The student group is also demanding a casting quota for Black actors.
A student organization at the College of Wooster is calling for the school to apply affirmative action to its theater productions.
The BIPOC Performing Arts Alliance (PAA) has written a list of demands for the university, which according to The Wooster Voice, include having:
“At least one department play yearly that is BIPOC written or starring a BIPOC student (this student should not be the only BIPOC student in the cast) in one of its leading roles. This can also be fulfilled by student productions that are treated like main stage productions. The department must show a vested interest in BIPOC work.”
Additionally, the students demand that Shirley Huston-Findley, a professor of theater and dance, resign “from department chair until further substantial equality education is reached and the DEI plan is completed.”
[RELATED: Citing their ‘feelings,’ university theater students rail against play selection]
BIPOC PAA also expects a “public and formal apology for inflicted harm and racism against our BIPOC students on behalf of Huston-Findley.”
The demands do not specify what “harm” was committed by the department or Huston-Findley.
BIPOC PAA’s demands relate back to “The Black Manifesto,” which appeared on Wooster’s campus a few weeks prior.
Campus Reform reported that “The Black Manifesto” demanded higher pay for Black professors, more financial aid and scholarships for Black students, as well as the Wooster Police Department be “held accountable” for protecting “hate speech.”
Victoria Silva, co-president of BIPOC PAA, co-wrote a public letter Oct. 29 in response to “The Black Manifesto.” In the letter, Silva praised the flyers and accused Wooster of “inflicting traumas in their most marginalized and vulnerable students.”

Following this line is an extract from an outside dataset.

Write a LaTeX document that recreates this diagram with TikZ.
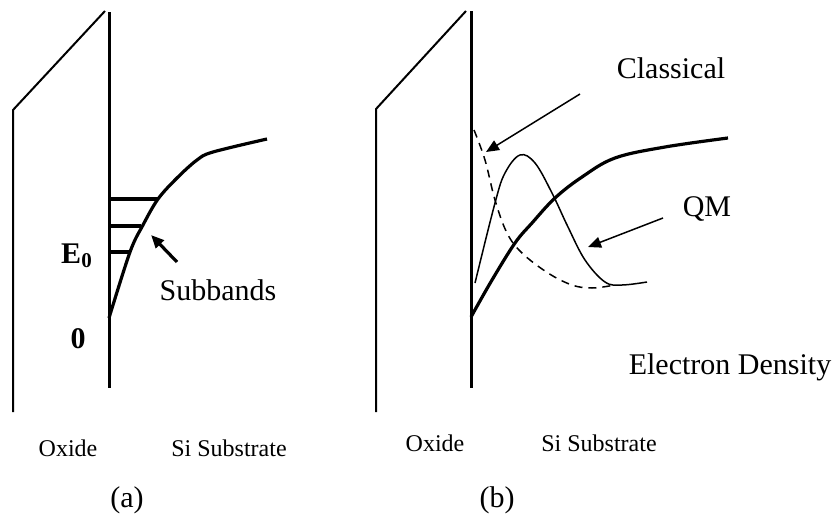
\documentclass[tikz,border=0pt]{standalone}
\usepackage{fontspec}
\setmainfont{Liberation Serif}
\usetikzlibrary{arrows.meta}

\begin{document}
\begin{tikzpicture}[x=0.5pt,y=-0.5pt,>={Triangle[length=6.5pt,width=5.5pt]}]
  \tikzstyle{lbl}=[font=\fontsize{15}{18}\selectfont, inner sep=0pt]
  \tikzstyle{small}=[font=\fontsize{12}{14}\selectfont, inner sep=0pt]
  \tikzstyle{wall}=[line width=1.5pt]
  \tikzstyle{edge}=[line width=1pt]
  \tikzstyle{band}=[line width=1.6pt]
  \tikzstyle{thin}=[line width=0.75pt]
  \useasboundingbox (0,0) rectangle (836,514);

  % (a) band bending with subbands
  \draw[edge] (13,412) -- (13,110) -- (105,11);
  \draw[wall] (109,12) -- (109,388);
  \draw[band] plot[smooth, tension=0.55] coordinates
    {(109,318) (130,252) (143,225) (158,199) (177,178) (197,160) (213,152) (267,139)};
  \draw[band] (109,199) -- (158,199);
  \draw[band] (109,226) -- (141,226);
  \draw[band] (109,252) -- (130,252);

  \node[lbl] (ezero) at (77,256) {\textbf{E}\textsubscript{\textbf{0}}};
  \node[lbl] (zero) at (78,339) {\textbf{0}};
  \node[lbl] (subbands) at (218,290) {Subbands};
  \coordinate (subA) at (177,262);
  \coordinate (subB) at (151,235);
  \draw[band,->] (subA) -- (subB);

  \node[small] (oxa) at (68,448) {Oxide};
  \node[small] (sia) at (229,448) {Si Substrate};
  \node[lbl] (capa) at (127,500) {(a)};

  % (b) classical vs QM electron density
  \draw[edge] (376,412) -- (376,109) -- (466,11);
  \draw[wall] (471,11) -- (471,388);
  \draw[band] plot[smooth, tension=0.6] coordinates
    {(471,317) (492,280) (515,243) (532,223) (555,198) (582,177) (615,158) (665,147) (728,138)};
  \draw[thin] plot[smooth, tension=0.6] coordinates
    {(475,283) (495,203) (505,173) (520,155) (535,163) (552,193) (568,227) (585,260) (605,282) (622,285) (647,282)};
  \draw[thin,dashed,dash pattern=on 4pt off 3pt] plot[smooth, tension=0.6] coordinates
    {(474,130) (485,160) (495,200) (507,233) (522,253) (548,273) (572,285) (592,288) (615,285)};

  \node[lbl] (classical) at (671,68) {Classical};
  \node[lbl] (qm) at (707,209) {QM};
  \node[lbl] (density) at (730,367) {Electron Density};
  \coordinate (clA) at (580,94);
  \coordinate (clB) at (486,152);
  \coordinate (qmA) at (663,218);
  \coordinate (qmB) at (588,247);
  \draw[thin,->] (clA) -- (clB);
  \draw[thin,->] (qmA) -- (qmB);

  \node[small] (oxb) at (435,443) {Oxide};
  \node[small] (sib) at (599,443) {Si Substrate};
  \node[lbl] (capb) at (497,500) {(b)};
\end{tikzpicture}
\end{document}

As with the list of demands, Silva’s letter did not provide any examples of “the way that whiteness permeates even the most creative of fields, silencing minority voices in the name of upholding archaic systems riddled with white power structures, bias, and discrimination that support racism,” which she claimed impacted the school’s campus.
Campus Reform reached out to BIPOC PAA, the College of Wooster, and Shirley Huston-Findley for comment; this article will be updated shortly.